On top of the core AMR bits there are container formats like IF1 or IF2 (octet format with padding) .These have information regarding the mode, CRC etc and this accounts for the extra bits that you see.
Forum posts: 76
AMR encoding can be used in bandwidth efficient mode, where data is packed bit-by-bit with no waste at all.
The bit-rate stated in the encoding mode (e.g. AMR 4.75Kbits/s) refers to the number of bits of actual audio data per second generated. There is also a 4-bit header added onto each 20ms frame encoded that boosts the bit-rate up a bit more.
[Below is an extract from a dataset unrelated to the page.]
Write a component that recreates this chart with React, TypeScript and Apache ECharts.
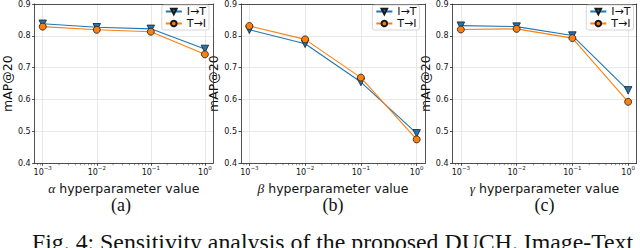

You will not normally see bandwidth efficient AMR mode in use. In practise you will always see octet (i.e. byte) aligned mode. Under this scheme, the bits of each 20ms frame are packed into a whole number of bytes and padded on the end with zeroes (if there is any space left over). Also, the 4-bit header for each frame is expanded to a 1-byte header. The 4-bits of interest lie in the top 4 bits of this byte. The lower 4 bits are reserved and are not used.
So, to calculate byte size of a frame in octet-aligned mode AMR, perform the following simple calculation:
E.g. AMR 4.75Kbits/s:
Number of audio bits generated per second = 4750bits/s
Number of audio bits generated per 20ms frame = 4750bits/s / 50frames/s = 95bits
Number of bytes to hold one 20ms frame = 95bits / 8bits/byte = 11.875bytes - round this up to 12-bytes and pad the data with zeroes
Add 1-byte for the header, making one 20ms frame of AMR 4.75KBits/s = 12-bytes + 1-byte = 13-bytes
Working back again, this equates to 13-bytes * 50frames/s * 8bits/byte = 5200bits/s
Voila!
Hope this helps
Regards
Andy
Forum posts: 127
void ConvertAmr2PcmL(const TDesC8& aAmrData,TDes8& aDestBuffer)
{
iAmrBuffer->Data().Copy(aAmrData);
TBool OkMai(EFalse);
//TAmrEncParams params;
//params.iMode = 0;
//iOCodec->ConfigureL(TUid::Uid(0x101FAF67),(const TDesC8&)params );
TCodecProcessResult result = iOCodec->ProcessL(*iAmrBuffer,*iPcm16Buffer);
if((result.iStatus == TCodecProcessResult::EProcessComplete))
{
OkMai = ETrue;
aDestBuffer.Copy(iPcm16Buffer->Data());
}
else
{
// should we report error.
}
}